While Su Yi was alive, Victoria was the only one of her children who still lived at Tyersall Park. Her haughtiness earned her the nickname “Her Imperial Highness.” Victoria has long resented her only brother, Philip, for his favored status as Su Yi’s only son. Victoria’s devotion to her mother seems less motivated by a desire to care for Su Yi than to prove herself equally, if not more, worthy of her mother’s love than Philip.
Alfred is Su Yi’s brother and the husband of Mabel. He spends most of his time at Harlinscourt—his 6,000-hectare estate in Surrey, England. Alfred and Mabel have three sons—all Oxbridge educated, and all married to English women. Alfred and his wife opt to spend most of their time in England to be closer to their children and grandchildren, including Scheherazade, who has a home in Paris.
Charlie is the Hong Kong-born owner of the major tech firm, Wu Microsystems, which manufactures smartphone parts. He was the husband of Isabel Wu and the father of their two children, Chloe and Delphine. He has always been in love with Astrid and becomes engaged to her during a trip to India, though the couple end up not marrying. Instead, Charlie relocates to the Philippines with Astrid and occupies his time teaching children his STEM skills.
Despite having immense wealth, the Wus are regarded as nouveau riche and, therefore, are not respected by Singapore’s oldest families, which is what prevented him and Astrid from marrying after their first engagement. Charlie is down-to-earth and unconcerned with status symbols. His unaffected manner and appearance play a major role in what attracts Astrid to him. In this regard, Charlie differs greatly from her family and her first husband, Michael Teo.
Kitty is the 34-year-old wife of Jack Bing—one of the world’s wealthiest men—and the former wife of Bernard Tai. With Bernard, she had her daughter, Gisele, and with Jack, she gave birth to the billionaire’s first and only son, Harvard.
Kitty is materialistic, petty, and desperate for an elevated social status that would place her above her nemesis and stepdaughter, Colette Bing, the Countess of Palliser. She is also driven, dedicated to her children, and expresses a desire to do some good, such as when she invests in the reinvention of Tyersall Park and installs Buddha heads.
Kitty was born Pong Li Li in Qinghai, China to a pair of sanitation workers. Her mother was born to an educated middle-class family, but they were banished to the countryside during Mao Zedong’s Great Leap Forward Campaign. Her mother’s ostracism didn’t diminish her sense of the importance of education, however.
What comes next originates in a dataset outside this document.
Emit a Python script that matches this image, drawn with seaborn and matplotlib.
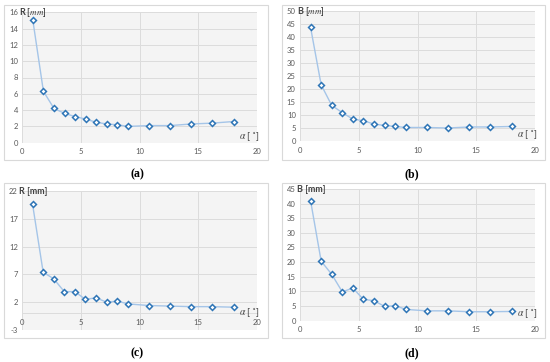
import matplotlib
matplotlib.use("Agg")
import matplotlib.pyplot as plt
import seaborn as sns
import numpy as np
from matplotlib.patches import Rectangle

# ---- data ----
alpha = [0.9, 1.8, 2.7, 3.6, 4.5, 5.4, 6.3, 7.2, 8.1, 9.0, 10.8, 12.6, 14.4, 16.2, 18.0]
R_a = [15.0, 6.3, 4.2, 3.6, 3.2, 2.9, 2.5, 2.3, 2.2, 2.0, 2.1, 2.1, 2.3, 2.4, 2.6]
B_b = [43.7, 21.6, 13.7, 10.9, 8.4, 7.8, 6.5, 6.0, 5.6, 5.2, 5.2, 5.0, 5.4, 5.4, 5.6]
R_c = [19.6, 7.4, 6.2, 3.9, 3.9, 2.5, 2.8, 2.0, 2.2, 1.7, 1.4, 1.3, 1.2, 1.2, 1.1]
B_d = [41.0, 20.3, 15.8, 9.8, 11.1, 7.2, 6.8, 4.8, 5.1, 3.8, 3.3, 3.3, 3.0, 3.0, 3.1]

x_ticks = [0, 5, 10, 15, 20]
yticks_a = [0, 2, 4, 6, 8, 10, 12, 14, 16]
yticks_b = [0, 5, 10, 15, 20, 25, 30, 35, 40, 45, 50]
yticks_c = [-3, 2, 7, 12, 17, 22]
yticks_d = [0, 5, 10, 15, 20, 25, 30, 35, 40, 45]

titles = [r"R [$mm$]", r"B [$mm$]", "R [mm]", "B [mm]"]
captions = ["a", "b", "c", "d"]

sns.set_theme(style="white")
plt.rcParams["font.family"] = ["Lato", "DejaVu Sans"]
plt.rcParams["mathtext.fontset"] = "stix"

W, H = 550, 362
fig = plt.figure(figsize=(W / 100, H / 100), dpi=100)
fig.patch.set_facecolor("white")

def fx(px):
    return px / W

def fy(py):
    return 1 - py / H

# panel boxes (pixel coords: left, top, right, bottom)
boxes = [(4, 5, 268, 160), (282, 5, 545, 160), (4, 183, 268, 338), (282, 183, 545, 338)]
for (l, t, r, b) in boxes:
    fig.patches.append(Rectangle((fx(l), fy(b)), fx(r - l), (b - t) / H,
                                 transform=fig.transFigure, facecolor="white",
                                 edgecolor="#D9D9D9", lw=0.8, zorder=-5))

# axes plot areas (pixel coords: left, top, right, bottom)
areas = [(22.3, 12.3, 257, 142.7), (300, 11, 535, 141), (22, 191, 257, 330), (300, 189, 535, 320.5)]
ydata = [R_a, B_b, R_c, B_d]
yticks = [yticks_a, yticks_b, yticks_c, yticks_d]
caption_pos = [(137, 174), (412, 174), (137, 353), (412, 353)]

line_col = "#A5C5E8"
mk_col = "#2E75B6"
tick_col = "#595959"
title_col = "#404040"

for i in range(4):
    l, t, r, b = areas[i]
    ax = fig.add_axes([fx(l), fy(b), (r - l) / W, (b - t) / H])
    ax.set_zorder(2)
    ax.set_facecolor("#F4F4F4")
    sns.lineplot(x=alpha, y=ydata[i], ax=ax, color=line_col, lw=1.0,
                 marker="D", markersize=3.0, markerfacecolor="white",
                 markeredgecolor=mk_col, markeredgewidth=1.1, zorder=3)
    yt = yticks[i]
    ax.set_xlim(0, 20)
    ax.set_ylim(yt[0], yt[-1])
    ax.set_xticks(x_ticks)
    ax.set_yticks(yt)
    ax.set_xticklabels([str(v) for v in x_ticks])
    ax.set_yticklabels([str(v) for v in yt])
    ax.grid(True, color="#DCDCDC", lw=0.7)
    ax.set_axisbelow(True)
    for s in ax.spines.values():
        s.set_visible(False)
    if yt[0] < 0:
        ax.spines["bottom"].set_position(("data", 0))
        ax.spines["bottom"].set_visible(True)
        ax.spines["bottom"].set_color("#DCDCDC")
        ax.spines["bottom"].set_linewidth(0.7)
    ax.tick_params(axis="both", length=0, labelsize=5.5, labelcolor=tick_col)
    ax.tick_params(axis="y", pad=3)
    ax.tick_params(axis="x", pad=4)
    ax.set_xlabel("")
    ax.set_ylabel("")
    # axis titles
    fig.text(fx(l - 3), fy(t), titles[i], fontsize=6.5, color=title_col,
             fontweight="bold", ha="left", va="center", zorder=5)
    if yt[0] < 0:
        zero_py = b - (0 - yt[0]) / (yt[-1] - yt[0]) * (b - t)
        fig.text(fx(r + 3), fy(zero_py - 1), r"$\alpha$ [ $^{\circ}$]", fontsize=7,
                 color=title_col, ha="right", va="center", zorder=5)
    else:
        fig.text(fx(r + 3), fy(b - 6.5), r"$\alpha$ [ $^{\circ}$]", fontsize=7, color=title_col,
                 ha="right", va="center", zorder=5)
    cx, cy = caption_pos[i]
    fig.text(fx(cx), fy(cy), "(" + captions[i] + ")", fontsize=8.5,
             family=["Liberation Serif"], fontweight="bold", color="black",
             ha="center", va="center")

fig.savefig("out.png", dpi=100, facecolor="white")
She encouraged Kitty to understand that schooling offered the best way to advance. Kitty studied hard enough to be at the top of her class and scored highest on her state exams, only to have her one chance at a university spot taken away by a well-connected boy who secured the only spot to university offered to their entire district.
Refusing to give up, Kitty moved to Shenzhen to work at a KTV bar as a sex worker. She then moved to Hong Kong, where she had a small role on a soap opera. She used her position as the director’s mistress to turn the part into a recurring role. She briefly dated Alistair Cheng who took her to the wedding of Colin and Araminta Khoo. Kitty counts Araminta as her best friend. At the wedding, Kitty met Bernard Tai and soon eloped with him to Las Vegas. At the funeral of Bernard’s father, she met Jack Bing. She quickly divorced Bernard and married Jack.
To ensure that Colette, newly anointed as an English aristocrat, doesn’t buy Tyersall Park, Kitty becomes a major investor in the plan to turn the property into a hotel and museum.
Oliver is a distant and disinherited relative of the Shangs. Despite coming from a poorer wing of the family, Oliver and his family neither relinquished their opulent lifestyles nor their sense of entitlement. In the 1900s, the T’siens “had been one of Singapore’s largest landowners” (282). Oliver attended excellent schools—Le Rosey and Oxford. After his family suffered a financial catastrophe in 1995, he was forced to work for a living. By reinventing himself as a consultant and fixer for the wealthy, particularly Kitty Pong, Oliver trades on both his cleverness and his connections to recoup his family’s lost fortune while simultaneously elevating the social position of his premier client, Kitty Pong. In the end, Oliver becomes an instrumental part of the project to turn Tyersall Park into an eco-village and hotel resort, helping to design the property’s guest villas.